About

Jessica Nupen is a South African dancer, choreographer and director based in Germany. Born in Johannesburg to anti-apartheid activist parents, Nupen’s work is heavily inspired by her South African background and she has been named one of the top 100 most influential Africans in Germany. Her work incorporates the exploration of socio-political cataclysms and their effects on the world, expressed in striking multi-disciplinary creations that have received recognition through celebrated tours of Europe, the US and South Africa. Ably supported by artists including William Kentridge, Spoek Mathambo, Jürgen Schadeberg, Dan Halter, Philip Miller, Josh ‘Socalled’ Dolgin, Milo Pablo Momm, Kaiser Quartett, Peter Konwitschny, Anmari Honiball, Leila El-Kayem and Jane Taylor, Nupen’s pieces have received features in publications such as CNN Inside Africa, Die Zeit, Süddeutsche Zeitung, Business Day, and Forbes Woman Africa. Jessica’s work has received funding from all the major cultural ministries and foundations of Hamburg, the Federal Fund for Culture in Germany, German Foreign Office and Merck Finck Private Bank, Goldman Sachs and Rand Merchant Bank. She has partnered and received sponsorship from Lufthansa, Heinemann, Ammer Partners, Metropolgrund, Quantum, Goethe Institute and the University of Hamburg.

Jessica grew up in Johannesburg where she was exposed to the harsh brutalities of racism and the oppressiveness inflicted by a minority in power. The anti-apartheid activities of her parents allowed her to observe first-hand the enforced silence – and later the abject anger – of the black majority. These memories and experiences have had a profound impact on the way that she sees and interprets the world around her. It is these interactions with broader society that has led her to explore the effects and impact of gender, identity, tradition and power on people. Nupen’s work seeks to rebel against the physical, emotional and structural oppression that exists in the veins of our societies and she cites Johannesburg as a hugely inspirational space for her work.

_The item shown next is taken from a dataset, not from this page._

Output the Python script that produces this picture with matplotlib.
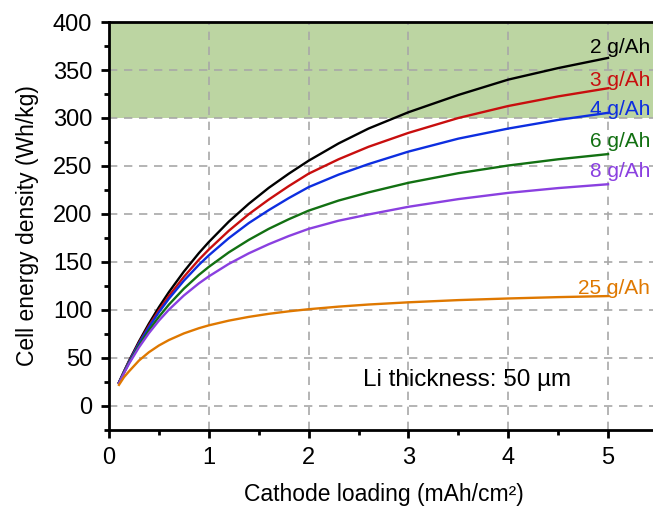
import matplotlib
matplotlib.use("Agg")
import matplotlib.pyplot as plt
from matplotlib.ticker import MultipleLocator

plt.rcParams['font.family'] = ['Liberation Sans', 'DejaVu Sans']

loading = [0.1, 0.15, 0.2, 0.3, 0.4, 0.5, 0.6, 0.75, 0.9, 1.0, 1.2, 1.4, 1.6, 1.8,
           2.0, 2.3, 2.6, 3.0, 3.5, 4.0, 4.5, 5.0]

e_2 = [24.6, 36.0, 46.9, 67.2, 85.8, 102.9, 118.6, 140.0, 159.2, 170.8, 192.0, 210.6,
       227.2, 241.9, 255.5, 273.5, 289.0, 306.0, 324.0, 340.0, 352.0, 362.6]
e_3 = [24.3, 35.5, 46.1, 65.7, 83.5, 99.7, 114.6, 134.5, 152.3, 163.0, 182.5, 199.8,
       215.0, 229.0, 242.0, 257.0, 270.0, 284.5, 300.0, 312.5, 322.5, 331.0]
e_4 = [24.3, 35.3, 45.7, 64.9, 82.1, 97.6, 111.7, 130.5, 147.0, 156.9, 174.8, 190.5,
       204.0, 216.5, 228.0, 241.0, 252.0, 265.0, 278.5, 289.0, 298.0, 305.4]
e_6 = [24.0, 34.8, 44.8, 62.9, 78.8, 92.9, 105.6, 122.2, 136.5, 144.9, 160.0, 173.0,
       184.5, 194.5, 203.5, 214.0, 222.5, 232.5, 242.5, 250.5, 257.0, 262.4]
e_8 = [23.8, 34.2, 43.9, 61.0, 75.9, 88.9, 100.3, 115.1, 127.7, 135.0, 148.0, 159.0,
       168.5, 177.0, 184.5, 193.0, 199.5, 207.5, 215.5, 222.0, 227.0, 231.0]
e_25 = [22.0, 30.0, 36.0, 47.3, 56.0, 63.0, 68.7, 75.6, 81.0, 84.0, 88.9, 92.8,
        96.0, 98.6, 100.8, 103.5, 105.7, 108.0, 110.3, 112.0, 113.4, 114.5]

series = [e_2, e_3, e_4, e_6, e_8, e_25]
labels = ["2 g/Ah", "3 g/Ah", "4 g/Ah", "6 g/Ah", "8 g/Ah", "25 g/Ah"]
colors = ["#000000", "#c80e0e", "#0d2ee0", "#127012", "#8a40e0", "#df7800"]
label_y = [373, 339.5, 309, 276, 244, 122]

fig = plt.figure(figsize=(6.53, 5.07), dpi=100)
ax = fig.add_axes([0.1669, 0.1519, 0.8407, 0.8047])

ax.axhspan(300, 400, color="#bcd5a2", zorder=0, lw=0)

for y, lab, c, ly in zip(series, labels, colors, label_y):
    ax.plot(loading, y, color=c, lw=1.7, zorder=3, solid_joinstyle="round")
    ax.text(5.42, ly, lab, color=c, fontsize=15, ha="right", va="center", zorder=4)

ax.text(3.59, 27, "Li thickness: 50 µm", fontsize=17.5, ha="center", va="center", zorder=4)

ax.set_xlim(0, 5.5)
ax.set_ylim(-25, 400)
ax.xaxis.set_major_locator(MultipleLocator(1))
ax.xaxis.set_minor_locator(MultipleLocator(0.5))
ax.yaxis.set_major_locator(MultipleLocator(50))
ax.yaxis.set_minor_locator(MultipleLocator(25))

ax.set_axisbelow(True)
ax.grid(True, which="major", color="#a8a8a8", linestyle=(0, (5, 4)), lw=1.2, zorder=1)

for s in ax.spines.values():
    s.set_linewidth(2)
ax.spines['right'].set_visible(False)

ax.tick_params(which="major", direction="out", length=6, width=2, labelsize=17, pad=6,
               top=False, right=False)
ax.tick_params(which="minor", direction="out", length=3.5, width=2, top=False, right=False)

ax.set_xlabel("Cathode loading (mAh/cm²)", fontsize=16.5, labelpad=10)
ax.set_ylabel("Cell energy density (Wh/kg)", fontsize=16.5, labelpad=10)

fig.savefig("out.png", dpi=100)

Reflecting these complex realities and wide-ranging challenges faced by younger generations, with satirical undertones from a critically theatrical perspective, Jessica has attained international acclaim and the reputation ‘dance disruptor’. Her integration of diverse media and collaboration with a range of respected artists sees in her work the expression of an eclectic choreographic vocabulary.
Jessica completed her formal training at the Rambert School of Ballet and Contemporary Dance in London. Her work has been presented at Kampnagel Centre for the International Contemporary Arts In Hamburg (coproducer), Deutsches Theater Munich, Theater Dortmund, Royal Opera House Covent Garden, William Kentridge’s Centre for the Less Good Idea in Johannesburg, the eigenarten and Hauptsache Frei Festivals in Hamburg, Lichthof Theater, resonanzraum, Maifestspiele Wiesbaden, Osnabrück, Mainz as part of an African Female Arts collective, at the International Oriente Occidente Dance Festival in Rovereto, Theater Lübeck, Zimbabwe, International Dance Festival in Kalamata and A Summer’s Tale Festival. She opened the 2016 South African Dance Umbrella Festival with REBELLION & JOHANNESBURG and DON’T TRUST THE BORDER opened at Kampnagel Hamburg and William Kentridge’s space The Centre for the Less Good Idea in Johannesburg in 2018.

Jessica has been awarded artistic residencies in Munich, Hamburg, Lübeck and Johannesburg. She has choreographed for international operas, music-theatre and dance across Europe and South Africa. She was nominated for the Desmond Tutu Fellowship for young African leaders and provided the key-note address at the Women in Business conference in Frankfurt appointed by the late former Ambassador Makhenkesi Stofile. Jessica lectured at the NOUS platform for Female African Artists in Mainz and has been a panel speaker at international dance festivals in Europe, African and political podium discussions, diplomatic conferences in Germany. She accompanied German President Steinmeier on his state visit to Southern Africa in November 2018 as an Arts Ambassador for Germany and South Africa liaising with South African President Cyril Ramaphosa.

Her latest films: REBELLION & JOHANNESBURG and DON’T TRUST THE BORDER – based on the original dance pieces produced in collaboration with Berlin-based creative agency: The Adventures Of, examines and contrasts post-apartheid South Africa with post-GDR Germany and won Best Short Film at the San Francisco Dance Film Festival in October 2016 and screened at the POOL International dance Film Festival in Berlin. The films have been screened at festivals in Maboneng at the Bioscope Cinema and at CLAM CLUB/Spotlight on Women-Berlin.

Jessica is the founder and director of the Movement Metropolitan e.V. which promotes platforms for international artistic collaboration in Germany.